OAKLAND (CBS SF/BCN) – The Alameda County Sheriff arrested a housing activist Tuesday as her group staged a demonstration in the Alameda County Board of Supervisors’ chambers to demand basic eviction protections for residential tenants in the unincorporated parts of the county. 

The sit-in by Moms 4 Housing, which advocates for housing as a human right, started Tuesday afternoon at the County Administration Building in Oakland. 

Moms 4 Housing members and supporters were planning to demonstrate in the board chambers there for 60 hours for the 60,000 tenants in the county. But following the arrest of member Dominique Walker, the group went to Santa Rita Jail to get her out. 

Walker was cited for trespassing and two others were cited and released at the scene, a sheriff’s spokesperson said Wednesday morning. 

The Board of Supervisors on Tuesday was going to set a time to consider modifying a residential COVID-19 eviction moratorium. If the moratorium ends, tenants in unincorporated parts of the county will have no basic protections from eviction.

Moms 4 Housing knows the moratorium will be rolled back and wants other protections in place. 

That moratorium has been in place since June 30, 2020. Since that time, property owners from all the supervisorial districts have said the moratorium has been a hardship for them. 

Supervisor David Haubert wrote a letter to the board to place the item on a future agenda. Haubert wasn’t immediately available to comment early Wednesday morning. 

He said in the letter that the supervisors represent “all” county constituents. 

The state ended its eviction moratorium in September 2021. 

Walker was released late Tuesday night, a spokesperson for the Moms 4 Housing group said Wednesday morning.

Moms 4 Housing wants basic protections in the unincorporated part of the county, similar to what Oakland and Berkeley have.

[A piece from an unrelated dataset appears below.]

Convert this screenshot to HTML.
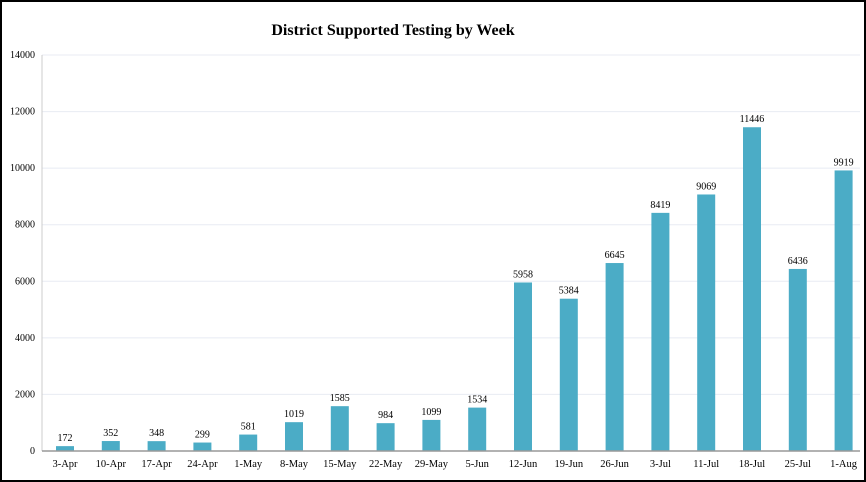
<!DOCTYPE html>
<html><head><style>
body{margin:0;background:#fff}
svg{display:block;font-family:"Liberation Serif",serif}
</style></head><body>
<svg width="866" height="482" xmlns="http://www.w3.org/2000/svg">
<rect x="1" y="1" width="864" height="480" fill="#fff" stroke="#000" stroke-width="2"/>
<text x="393" y="35" text-anchor="middle" font-size="16" font-weight="bold">District Supported Testing by Week</text>
<g id="g"></g>
</svg>
<script>
const vals=[172,352,348,299,581,1019,1585,984,1099,1534,5958,5384,6645,8419,9069,11446,6436,9919];
const labs=["3-Apr","10-Apr","17-Apr","24-Apr","1-May","8-May","15-May","22-May","29-May","5-Jun","12-Jun","19-Jun","26-Jun","3-Jul","11-Jul","18-Jul","25-Jul","1-Aug"];
const y0=451,k=396/14000;let s='';
for(let v=0;v<=14000;v+=2000){const y=y0-v*k;
 if(v>0)s+=`<line x1="42" x2="860" y1="${y}" y2="${y}" stroke="#e8ebf3" stroke-width="1"/>`;
 s+=`<text x="35" y="${y+3}" text-anchor="end" font-size="10">${v}</text>`;}
s+=`<line x1="42" x2="42" y1="55" y2="${y0}" stroke="#ccc"/>`;
vals.forEach((v,i)=>{const cx=65+i*45.8,h=v*k;
 s+=`<rect x="${cx-9}" y="${y0-h}" width="18" height="${h}" fill="#4bacc6"/>`;
 s+=`<text x="${cx}" y="${y0-h-5}" text-anchor="middle" font-size="10">${v}</text>`;
 s+=`<text x="${cx}" y="467" text-anchor="middle" font-size="10.5">${labs[i]}</text>`;});
s+=`<line x1="42" x2="860" y1="${y0}" y2="${y0}" stroke="#999" stroke-width="1.5"/>`;
document.getElementById('g').innerHTML=s;
</script>
</body></html>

Moms 4 Housing wants just cause protections, which means property owners must have a reason to evict a tenant.

The group also supports a fair chance ordinance, which prevents property owners from discriminating against formerly incarcerated people.

The supervisors will consider those two protections along with a rental registry in two weeks. 

Supervisors already voted once to enact all three protections, but Moms 4 Housing fears the board won’t have enough votes to pass it a second and final time with new Supervisor Lena Tam on the board.